— begin Data provided —
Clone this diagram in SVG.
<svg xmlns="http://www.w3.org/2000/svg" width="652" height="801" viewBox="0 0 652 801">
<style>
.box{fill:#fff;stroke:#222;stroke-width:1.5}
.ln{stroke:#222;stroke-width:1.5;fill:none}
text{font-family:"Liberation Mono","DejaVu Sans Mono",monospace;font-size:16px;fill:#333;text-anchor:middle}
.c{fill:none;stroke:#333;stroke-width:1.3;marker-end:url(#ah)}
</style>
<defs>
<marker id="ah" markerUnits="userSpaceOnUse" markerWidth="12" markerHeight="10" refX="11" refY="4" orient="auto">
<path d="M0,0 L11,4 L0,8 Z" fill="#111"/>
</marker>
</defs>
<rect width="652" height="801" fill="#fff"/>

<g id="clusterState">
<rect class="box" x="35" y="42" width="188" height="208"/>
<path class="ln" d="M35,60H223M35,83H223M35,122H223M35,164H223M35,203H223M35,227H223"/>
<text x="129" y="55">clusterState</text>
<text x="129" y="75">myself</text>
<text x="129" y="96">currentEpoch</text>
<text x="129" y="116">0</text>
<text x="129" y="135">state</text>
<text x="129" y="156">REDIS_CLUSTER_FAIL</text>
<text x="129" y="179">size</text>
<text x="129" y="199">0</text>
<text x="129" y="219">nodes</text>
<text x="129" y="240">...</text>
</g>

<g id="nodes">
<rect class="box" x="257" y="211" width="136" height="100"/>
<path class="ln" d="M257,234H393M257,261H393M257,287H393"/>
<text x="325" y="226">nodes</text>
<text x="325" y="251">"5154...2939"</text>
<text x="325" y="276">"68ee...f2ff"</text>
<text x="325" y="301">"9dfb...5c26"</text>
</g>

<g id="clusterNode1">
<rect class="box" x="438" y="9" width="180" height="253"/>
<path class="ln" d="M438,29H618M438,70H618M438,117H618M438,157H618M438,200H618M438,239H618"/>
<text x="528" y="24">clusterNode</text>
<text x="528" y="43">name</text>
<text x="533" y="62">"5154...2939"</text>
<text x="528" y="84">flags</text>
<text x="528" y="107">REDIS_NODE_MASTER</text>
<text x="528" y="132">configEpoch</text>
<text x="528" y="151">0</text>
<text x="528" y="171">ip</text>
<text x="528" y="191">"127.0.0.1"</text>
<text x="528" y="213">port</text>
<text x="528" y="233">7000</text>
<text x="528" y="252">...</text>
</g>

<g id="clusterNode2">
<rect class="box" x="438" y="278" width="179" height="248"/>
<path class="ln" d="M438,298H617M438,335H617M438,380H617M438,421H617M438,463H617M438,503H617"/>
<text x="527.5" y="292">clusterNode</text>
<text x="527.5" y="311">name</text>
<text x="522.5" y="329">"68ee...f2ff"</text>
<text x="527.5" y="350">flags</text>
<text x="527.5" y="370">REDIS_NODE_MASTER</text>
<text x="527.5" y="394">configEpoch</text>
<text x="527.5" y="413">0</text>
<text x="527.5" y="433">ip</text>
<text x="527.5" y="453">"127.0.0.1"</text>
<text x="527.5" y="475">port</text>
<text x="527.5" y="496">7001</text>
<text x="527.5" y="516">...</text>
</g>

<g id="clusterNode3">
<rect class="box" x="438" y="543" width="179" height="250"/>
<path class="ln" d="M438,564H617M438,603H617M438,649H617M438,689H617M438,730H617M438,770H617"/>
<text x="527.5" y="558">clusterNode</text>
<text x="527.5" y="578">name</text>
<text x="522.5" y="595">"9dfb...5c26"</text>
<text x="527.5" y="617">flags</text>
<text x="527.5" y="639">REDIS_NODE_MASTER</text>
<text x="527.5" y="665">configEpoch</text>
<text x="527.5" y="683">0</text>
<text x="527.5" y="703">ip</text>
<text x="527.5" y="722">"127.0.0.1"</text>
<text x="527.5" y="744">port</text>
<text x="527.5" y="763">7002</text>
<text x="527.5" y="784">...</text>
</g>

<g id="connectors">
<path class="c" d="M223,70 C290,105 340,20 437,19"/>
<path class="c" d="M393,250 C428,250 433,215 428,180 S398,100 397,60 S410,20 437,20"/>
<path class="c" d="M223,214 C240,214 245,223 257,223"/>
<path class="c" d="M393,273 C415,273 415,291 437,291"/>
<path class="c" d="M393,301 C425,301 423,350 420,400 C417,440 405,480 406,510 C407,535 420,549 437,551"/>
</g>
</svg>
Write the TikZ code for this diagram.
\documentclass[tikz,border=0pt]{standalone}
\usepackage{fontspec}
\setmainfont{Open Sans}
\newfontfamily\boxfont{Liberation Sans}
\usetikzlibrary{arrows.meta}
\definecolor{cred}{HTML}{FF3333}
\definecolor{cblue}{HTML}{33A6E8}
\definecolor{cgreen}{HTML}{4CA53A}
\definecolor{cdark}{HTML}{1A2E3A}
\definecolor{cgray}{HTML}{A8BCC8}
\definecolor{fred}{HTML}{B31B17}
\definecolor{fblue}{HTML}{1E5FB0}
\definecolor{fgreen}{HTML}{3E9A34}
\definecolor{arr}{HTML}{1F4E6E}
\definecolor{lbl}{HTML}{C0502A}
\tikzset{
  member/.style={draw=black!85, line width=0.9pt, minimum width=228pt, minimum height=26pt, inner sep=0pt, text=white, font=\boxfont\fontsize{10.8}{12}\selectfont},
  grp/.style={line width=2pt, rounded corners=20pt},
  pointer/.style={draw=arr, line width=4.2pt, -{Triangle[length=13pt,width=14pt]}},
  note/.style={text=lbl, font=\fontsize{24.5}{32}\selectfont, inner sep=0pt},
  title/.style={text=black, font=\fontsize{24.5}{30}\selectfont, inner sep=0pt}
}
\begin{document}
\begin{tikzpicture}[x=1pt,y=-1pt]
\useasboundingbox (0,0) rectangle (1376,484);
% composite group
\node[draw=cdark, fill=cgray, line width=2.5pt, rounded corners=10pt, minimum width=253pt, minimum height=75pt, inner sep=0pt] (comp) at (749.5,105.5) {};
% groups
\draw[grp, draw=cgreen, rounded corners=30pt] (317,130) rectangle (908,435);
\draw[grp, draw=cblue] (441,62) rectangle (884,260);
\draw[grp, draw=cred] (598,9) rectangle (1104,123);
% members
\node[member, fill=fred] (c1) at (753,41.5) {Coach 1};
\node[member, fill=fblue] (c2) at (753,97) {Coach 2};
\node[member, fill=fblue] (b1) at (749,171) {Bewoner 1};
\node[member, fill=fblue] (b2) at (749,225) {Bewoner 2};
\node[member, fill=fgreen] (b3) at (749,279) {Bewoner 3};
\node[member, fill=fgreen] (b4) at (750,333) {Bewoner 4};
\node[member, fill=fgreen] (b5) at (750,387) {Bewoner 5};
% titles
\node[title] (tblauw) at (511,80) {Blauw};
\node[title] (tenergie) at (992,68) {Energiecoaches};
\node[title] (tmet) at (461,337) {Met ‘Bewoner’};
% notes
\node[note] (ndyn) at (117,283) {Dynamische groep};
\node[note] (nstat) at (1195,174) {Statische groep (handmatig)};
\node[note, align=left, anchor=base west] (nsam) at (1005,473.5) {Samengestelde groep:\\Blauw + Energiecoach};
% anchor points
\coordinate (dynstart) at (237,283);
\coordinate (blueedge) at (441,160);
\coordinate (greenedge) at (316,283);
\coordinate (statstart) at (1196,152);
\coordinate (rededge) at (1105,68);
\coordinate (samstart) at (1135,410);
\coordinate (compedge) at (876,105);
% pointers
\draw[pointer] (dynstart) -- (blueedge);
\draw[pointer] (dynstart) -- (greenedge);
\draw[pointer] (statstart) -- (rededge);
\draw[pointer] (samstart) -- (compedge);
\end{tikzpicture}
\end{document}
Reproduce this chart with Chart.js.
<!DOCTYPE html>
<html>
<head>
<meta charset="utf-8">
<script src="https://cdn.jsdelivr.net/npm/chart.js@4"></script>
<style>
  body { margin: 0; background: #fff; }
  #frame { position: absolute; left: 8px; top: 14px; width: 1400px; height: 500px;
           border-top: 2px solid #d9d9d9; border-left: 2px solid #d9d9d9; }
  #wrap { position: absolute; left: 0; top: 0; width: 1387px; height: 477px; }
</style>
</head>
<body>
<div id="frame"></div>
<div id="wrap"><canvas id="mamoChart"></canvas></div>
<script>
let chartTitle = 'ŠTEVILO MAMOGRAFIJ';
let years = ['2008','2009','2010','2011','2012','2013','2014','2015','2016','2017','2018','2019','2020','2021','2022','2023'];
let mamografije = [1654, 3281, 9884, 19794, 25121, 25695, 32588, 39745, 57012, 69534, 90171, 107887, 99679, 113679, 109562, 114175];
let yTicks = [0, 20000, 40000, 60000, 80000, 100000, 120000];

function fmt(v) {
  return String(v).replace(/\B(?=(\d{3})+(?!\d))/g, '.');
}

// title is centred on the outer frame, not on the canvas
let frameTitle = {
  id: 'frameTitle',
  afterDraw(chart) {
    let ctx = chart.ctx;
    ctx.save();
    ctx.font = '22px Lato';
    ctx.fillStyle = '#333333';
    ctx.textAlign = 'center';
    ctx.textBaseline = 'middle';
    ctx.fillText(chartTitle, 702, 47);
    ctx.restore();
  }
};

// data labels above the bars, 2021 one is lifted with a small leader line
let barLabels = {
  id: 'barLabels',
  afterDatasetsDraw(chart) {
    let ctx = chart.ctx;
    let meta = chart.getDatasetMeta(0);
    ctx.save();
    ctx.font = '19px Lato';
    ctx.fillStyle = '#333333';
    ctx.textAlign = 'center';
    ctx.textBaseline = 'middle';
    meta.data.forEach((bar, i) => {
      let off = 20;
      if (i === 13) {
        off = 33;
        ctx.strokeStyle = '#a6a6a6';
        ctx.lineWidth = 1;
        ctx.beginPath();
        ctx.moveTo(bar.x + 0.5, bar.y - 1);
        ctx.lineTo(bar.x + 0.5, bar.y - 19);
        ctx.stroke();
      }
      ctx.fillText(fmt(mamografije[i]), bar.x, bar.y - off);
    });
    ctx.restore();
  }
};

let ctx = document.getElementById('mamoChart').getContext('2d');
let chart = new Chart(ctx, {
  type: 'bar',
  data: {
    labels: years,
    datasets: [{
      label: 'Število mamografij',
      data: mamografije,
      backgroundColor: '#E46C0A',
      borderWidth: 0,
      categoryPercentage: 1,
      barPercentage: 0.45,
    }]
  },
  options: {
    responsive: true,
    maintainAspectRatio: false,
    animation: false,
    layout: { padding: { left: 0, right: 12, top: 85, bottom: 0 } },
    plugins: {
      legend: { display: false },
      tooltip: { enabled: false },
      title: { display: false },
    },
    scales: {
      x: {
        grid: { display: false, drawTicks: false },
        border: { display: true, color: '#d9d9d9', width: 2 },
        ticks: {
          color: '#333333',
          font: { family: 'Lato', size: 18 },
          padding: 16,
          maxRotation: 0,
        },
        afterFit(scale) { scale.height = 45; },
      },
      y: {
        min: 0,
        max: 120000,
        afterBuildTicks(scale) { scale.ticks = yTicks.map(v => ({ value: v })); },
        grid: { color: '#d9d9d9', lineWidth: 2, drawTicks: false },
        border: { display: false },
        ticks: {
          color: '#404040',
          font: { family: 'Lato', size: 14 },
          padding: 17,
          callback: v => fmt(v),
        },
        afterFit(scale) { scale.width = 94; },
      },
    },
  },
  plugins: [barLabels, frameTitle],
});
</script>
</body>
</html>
— end Data provided —
What you need to do: Isolate the lines above that contain the word "diagram" and copy them.

Exercise answer:
Clone this diagram in SVG.
Write the TikZ code for this diagram.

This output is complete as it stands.